When Marc Fosh took on a consultancy role for a restaurant in Moscow, Adrián Quetglas – then his sous chef – went to work there. Over a decade he built up a great reputation, serving high-quality Spanish food to appreciative Russian diners. Now he’s returned to Mallorca, with his name over the door of one of Palma’s newest restaurants. We went to try the fortnightly-changing seven-course tasting menu, which has been receiving rave reviews.
English, Spanish & German
The restaurant is on Paseo Mallorca, where several new bars and restaurants have opened in recent months. The décor is contemporary and smart: floors and tables are wooden, and the chairs are comfortable.
As well as indoor seating, there are tables on the canopied terrace at the front, but we sat indoors for the air-conditioning.

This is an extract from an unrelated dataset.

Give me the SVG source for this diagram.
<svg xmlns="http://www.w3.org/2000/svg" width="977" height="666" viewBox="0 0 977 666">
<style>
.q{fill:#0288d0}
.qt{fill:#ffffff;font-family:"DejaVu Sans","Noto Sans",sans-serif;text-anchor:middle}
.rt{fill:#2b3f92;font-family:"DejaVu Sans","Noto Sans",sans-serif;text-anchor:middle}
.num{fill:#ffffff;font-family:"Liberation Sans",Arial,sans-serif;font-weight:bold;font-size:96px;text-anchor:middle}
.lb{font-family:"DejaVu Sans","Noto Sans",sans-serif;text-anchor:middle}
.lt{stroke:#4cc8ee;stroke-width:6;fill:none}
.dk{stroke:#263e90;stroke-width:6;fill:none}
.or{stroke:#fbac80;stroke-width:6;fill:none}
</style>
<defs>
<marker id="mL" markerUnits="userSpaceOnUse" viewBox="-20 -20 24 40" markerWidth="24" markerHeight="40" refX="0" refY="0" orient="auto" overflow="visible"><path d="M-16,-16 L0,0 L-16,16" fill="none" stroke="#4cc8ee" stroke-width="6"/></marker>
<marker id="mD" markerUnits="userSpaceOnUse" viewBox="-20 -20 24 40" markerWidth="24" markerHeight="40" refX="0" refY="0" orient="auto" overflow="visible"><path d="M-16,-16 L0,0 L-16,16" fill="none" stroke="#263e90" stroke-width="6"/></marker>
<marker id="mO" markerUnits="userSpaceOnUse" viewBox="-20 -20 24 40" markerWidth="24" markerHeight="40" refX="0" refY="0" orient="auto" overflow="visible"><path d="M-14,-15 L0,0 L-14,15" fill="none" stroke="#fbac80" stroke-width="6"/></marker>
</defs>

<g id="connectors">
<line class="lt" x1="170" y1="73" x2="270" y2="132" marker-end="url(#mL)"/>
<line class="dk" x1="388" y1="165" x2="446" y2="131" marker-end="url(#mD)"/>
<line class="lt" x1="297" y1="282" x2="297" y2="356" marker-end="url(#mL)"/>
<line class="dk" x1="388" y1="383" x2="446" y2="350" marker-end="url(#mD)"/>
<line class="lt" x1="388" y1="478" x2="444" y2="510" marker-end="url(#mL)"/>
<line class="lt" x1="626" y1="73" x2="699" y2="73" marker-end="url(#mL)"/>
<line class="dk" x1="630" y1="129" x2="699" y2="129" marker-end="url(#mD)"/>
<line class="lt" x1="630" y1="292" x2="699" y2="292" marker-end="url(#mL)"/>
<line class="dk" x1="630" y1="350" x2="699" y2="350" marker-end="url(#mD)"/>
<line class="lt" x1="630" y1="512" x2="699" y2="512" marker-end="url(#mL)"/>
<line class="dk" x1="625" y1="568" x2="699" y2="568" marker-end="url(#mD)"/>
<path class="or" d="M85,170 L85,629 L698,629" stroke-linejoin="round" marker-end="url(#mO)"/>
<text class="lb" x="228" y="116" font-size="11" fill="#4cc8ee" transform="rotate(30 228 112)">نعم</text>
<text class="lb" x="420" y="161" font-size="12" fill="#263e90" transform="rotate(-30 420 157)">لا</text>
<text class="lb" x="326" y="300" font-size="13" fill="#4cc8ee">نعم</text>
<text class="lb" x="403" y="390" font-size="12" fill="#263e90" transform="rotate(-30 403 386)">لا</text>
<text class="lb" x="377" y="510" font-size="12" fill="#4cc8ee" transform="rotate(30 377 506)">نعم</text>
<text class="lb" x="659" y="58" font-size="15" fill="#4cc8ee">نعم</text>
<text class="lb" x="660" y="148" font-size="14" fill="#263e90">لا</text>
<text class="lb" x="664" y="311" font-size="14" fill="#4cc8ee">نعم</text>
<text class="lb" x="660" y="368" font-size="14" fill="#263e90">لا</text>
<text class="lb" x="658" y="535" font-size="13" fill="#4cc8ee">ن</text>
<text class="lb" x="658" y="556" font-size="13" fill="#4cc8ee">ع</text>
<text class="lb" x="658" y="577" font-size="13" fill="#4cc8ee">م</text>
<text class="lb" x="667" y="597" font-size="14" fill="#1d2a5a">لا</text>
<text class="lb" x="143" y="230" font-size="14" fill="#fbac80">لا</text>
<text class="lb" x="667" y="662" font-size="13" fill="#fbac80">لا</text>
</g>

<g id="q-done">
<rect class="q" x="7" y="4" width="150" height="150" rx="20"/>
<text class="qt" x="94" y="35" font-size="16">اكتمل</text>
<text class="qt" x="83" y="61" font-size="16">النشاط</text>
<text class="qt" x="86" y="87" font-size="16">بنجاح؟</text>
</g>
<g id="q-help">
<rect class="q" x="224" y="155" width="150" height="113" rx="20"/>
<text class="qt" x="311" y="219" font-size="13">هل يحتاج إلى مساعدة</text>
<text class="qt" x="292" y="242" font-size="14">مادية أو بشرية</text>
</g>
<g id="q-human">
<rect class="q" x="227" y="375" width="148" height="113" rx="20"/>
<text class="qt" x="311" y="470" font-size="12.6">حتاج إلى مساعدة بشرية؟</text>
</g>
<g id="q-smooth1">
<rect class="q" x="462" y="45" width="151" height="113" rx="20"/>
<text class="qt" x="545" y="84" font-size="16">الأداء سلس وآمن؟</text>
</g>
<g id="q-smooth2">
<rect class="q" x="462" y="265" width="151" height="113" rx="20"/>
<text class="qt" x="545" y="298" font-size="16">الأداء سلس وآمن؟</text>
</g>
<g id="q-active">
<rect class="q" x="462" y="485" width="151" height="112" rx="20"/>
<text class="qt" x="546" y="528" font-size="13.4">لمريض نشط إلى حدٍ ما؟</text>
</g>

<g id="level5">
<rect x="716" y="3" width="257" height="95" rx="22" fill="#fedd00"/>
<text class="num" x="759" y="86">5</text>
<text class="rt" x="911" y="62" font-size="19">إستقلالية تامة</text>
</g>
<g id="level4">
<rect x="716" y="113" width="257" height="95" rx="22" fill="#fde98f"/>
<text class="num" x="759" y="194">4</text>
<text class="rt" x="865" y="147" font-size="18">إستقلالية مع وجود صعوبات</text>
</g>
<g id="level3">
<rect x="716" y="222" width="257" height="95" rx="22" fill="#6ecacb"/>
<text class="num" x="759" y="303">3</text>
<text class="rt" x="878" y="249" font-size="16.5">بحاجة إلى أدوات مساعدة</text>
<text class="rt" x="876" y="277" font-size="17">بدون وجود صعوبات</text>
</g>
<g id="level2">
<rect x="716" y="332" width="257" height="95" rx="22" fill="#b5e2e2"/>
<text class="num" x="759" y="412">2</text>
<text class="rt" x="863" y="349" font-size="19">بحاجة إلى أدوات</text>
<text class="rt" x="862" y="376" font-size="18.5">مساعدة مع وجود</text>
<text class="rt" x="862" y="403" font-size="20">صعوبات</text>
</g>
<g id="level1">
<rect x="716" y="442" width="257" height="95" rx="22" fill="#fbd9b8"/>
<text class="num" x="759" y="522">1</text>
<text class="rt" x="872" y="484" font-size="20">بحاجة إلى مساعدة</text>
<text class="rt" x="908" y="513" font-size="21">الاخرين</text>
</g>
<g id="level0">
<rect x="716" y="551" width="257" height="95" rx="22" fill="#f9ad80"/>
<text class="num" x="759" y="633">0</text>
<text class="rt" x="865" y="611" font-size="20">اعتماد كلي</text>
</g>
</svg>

We had the seven-course tasting menu offered at night; for a reasonable additional cost you can enjoy matched wines with the five savoury courses.

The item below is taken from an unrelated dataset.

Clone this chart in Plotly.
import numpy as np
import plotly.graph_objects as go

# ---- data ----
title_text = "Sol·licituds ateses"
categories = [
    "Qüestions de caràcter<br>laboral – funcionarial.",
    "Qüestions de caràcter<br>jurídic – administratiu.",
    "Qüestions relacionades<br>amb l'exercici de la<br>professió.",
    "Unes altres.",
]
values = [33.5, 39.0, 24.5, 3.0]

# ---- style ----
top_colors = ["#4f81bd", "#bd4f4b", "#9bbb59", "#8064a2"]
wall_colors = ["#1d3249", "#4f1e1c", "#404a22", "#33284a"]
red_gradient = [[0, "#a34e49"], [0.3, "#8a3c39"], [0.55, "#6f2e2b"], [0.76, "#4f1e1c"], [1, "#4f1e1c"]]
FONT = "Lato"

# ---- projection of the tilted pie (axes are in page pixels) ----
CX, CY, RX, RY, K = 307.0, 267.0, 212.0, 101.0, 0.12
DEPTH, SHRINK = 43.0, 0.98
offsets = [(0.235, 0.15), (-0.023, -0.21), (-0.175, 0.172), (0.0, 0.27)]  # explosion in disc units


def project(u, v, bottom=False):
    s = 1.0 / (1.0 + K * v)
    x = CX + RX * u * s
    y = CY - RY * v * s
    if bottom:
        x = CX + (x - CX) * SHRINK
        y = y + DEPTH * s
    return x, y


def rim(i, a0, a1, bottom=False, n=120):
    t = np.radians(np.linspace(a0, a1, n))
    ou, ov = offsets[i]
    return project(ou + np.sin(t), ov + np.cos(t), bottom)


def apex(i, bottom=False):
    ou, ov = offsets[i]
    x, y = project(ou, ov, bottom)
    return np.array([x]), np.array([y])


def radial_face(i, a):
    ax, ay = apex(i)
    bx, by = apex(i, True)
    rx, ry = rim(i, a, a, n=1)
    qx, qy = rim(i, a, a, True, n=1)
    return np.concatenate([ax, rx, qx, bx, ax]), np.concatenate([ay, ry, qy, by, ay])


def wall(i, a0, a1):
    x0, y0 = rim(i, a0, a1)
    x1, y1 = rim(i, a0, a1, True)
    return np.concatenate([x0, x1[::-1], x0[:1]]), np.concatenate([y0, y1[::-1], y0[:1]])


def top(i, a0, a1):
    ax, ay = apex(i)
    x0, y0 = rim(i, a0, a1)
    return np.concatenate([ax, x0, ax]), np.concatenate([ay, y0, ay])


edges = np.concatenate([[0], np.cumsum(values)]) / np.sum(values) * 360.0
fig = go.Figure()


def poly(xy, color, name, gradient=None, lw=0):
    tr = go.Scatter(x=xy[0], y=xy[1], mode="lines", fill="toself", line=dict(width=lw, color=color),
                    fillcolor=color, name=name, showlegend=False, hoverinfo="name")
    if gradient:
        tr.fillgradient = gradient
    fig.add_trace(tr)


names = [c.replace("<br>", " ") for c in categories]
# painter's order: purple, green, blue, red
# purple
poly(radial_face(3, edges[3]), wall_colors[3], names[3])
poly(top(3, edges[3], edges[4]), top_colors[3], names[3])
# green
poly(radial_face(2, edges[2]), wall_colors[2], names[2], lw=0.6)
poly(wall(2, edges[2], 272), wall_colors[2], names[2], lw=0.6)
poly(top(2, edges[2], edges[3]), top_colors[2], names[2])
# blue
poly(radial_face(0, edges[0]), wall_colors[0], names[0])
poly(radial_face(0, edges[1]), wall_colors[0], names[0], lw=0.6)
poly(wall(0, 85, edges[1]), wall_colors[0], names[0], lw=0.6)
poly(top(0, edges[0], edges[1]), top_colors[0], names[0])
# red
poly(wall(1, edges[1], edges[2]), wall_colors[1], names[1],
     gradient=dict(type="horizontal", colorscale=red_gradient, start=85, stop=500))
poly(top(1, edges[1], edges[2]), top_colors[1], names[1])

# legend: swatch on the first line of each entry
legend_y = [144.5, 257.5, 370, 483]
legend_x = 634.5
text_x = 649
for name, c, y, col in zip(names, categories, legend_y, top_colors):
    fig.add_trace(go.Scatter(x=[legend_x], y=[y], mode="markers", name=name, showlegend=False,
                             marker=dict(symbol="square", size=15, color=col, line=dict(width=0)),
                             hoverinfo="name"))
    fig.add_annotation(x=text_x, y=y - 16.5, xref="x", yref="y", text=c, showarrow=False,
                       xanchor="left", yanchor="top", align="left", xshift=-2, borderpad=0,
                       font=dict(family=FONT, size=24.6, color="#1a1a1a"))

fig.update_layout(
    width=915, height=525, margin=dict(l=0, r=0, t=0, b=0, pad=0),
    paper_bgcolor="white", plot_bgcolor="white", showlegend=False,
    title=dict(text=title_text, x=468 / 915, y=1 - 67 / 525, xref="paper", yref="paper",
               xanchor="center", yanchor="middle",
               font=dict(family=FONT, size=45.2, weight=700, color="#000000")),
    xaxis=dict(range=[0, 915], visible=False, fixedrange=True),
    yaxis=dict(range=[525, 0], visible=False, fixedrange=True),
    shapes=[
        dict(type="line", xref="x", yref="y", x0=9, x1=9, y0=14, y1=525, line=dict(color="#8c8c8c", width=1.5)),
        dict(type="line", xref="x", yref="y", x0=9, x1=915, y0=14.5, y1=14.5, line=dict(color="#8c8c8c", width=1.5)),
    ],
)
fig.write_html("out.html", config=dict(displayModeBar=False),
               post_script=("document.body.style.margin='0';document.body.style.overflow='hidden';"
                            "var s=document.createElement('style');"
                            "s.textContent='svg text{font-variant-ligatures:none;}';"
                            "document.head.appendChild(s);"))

Our dinner began with a deconstructed tortilla and serrano ham, presented in a small white bowl.
A taste of Russia was next: Adrian’s creative version of borsch: a delicious clarified beetroot soup containing tiny pieces of carrot and three ‘raviolis’ made from beetroot jelly and stuffed with crème fraiche. A Quetglas classic.
Next we had plump juicy mussels (3) with a flavourful risotto of herbs and saffron, served in a hot bowl. We stayed with the sea for the next course: an elegantly presented fat tender scallop served with a slice of plum, pieces of salsify (not often seen on restaurant menus), celeriac purée, and black garlic; excellent.
Two of our party requested and received an alternative meat dish to the rabbit loin on the menu for our visit. The rabbit though was tender and, served with pak choi, figs, cashew nuts, and a foie gras foam, had textural variety.
As has become popular on tasting menus, there were two desserts: first, apricots with coffee caramel and iced meringue made with Mallorcan almonds; finally, a palate-freshening melon soup, containing a quenelle of lime sorbet and garnished with a few rocket leaves. We’d had an excellent dinner, with good service from maître d’ Tino Codesal and his team; we look forward to trying their very affordable lunchtime menu of the week, offering two courses and a dessert.
For an alternative lunchtime experience, try the six-course set tasting menu. Alternatively enjoy two of the menu’s courses and a dessert for a surprisingly good price.
In October 2016 Adrián Quetglas was named Russia’s ‘chef of the year’, and his Moscow restaurant AQ Kitchen was named third-best restaurant in Russia. In November 2016, Michelin announced one star for 2017 for his Palma restaurant Adrián Quetglas.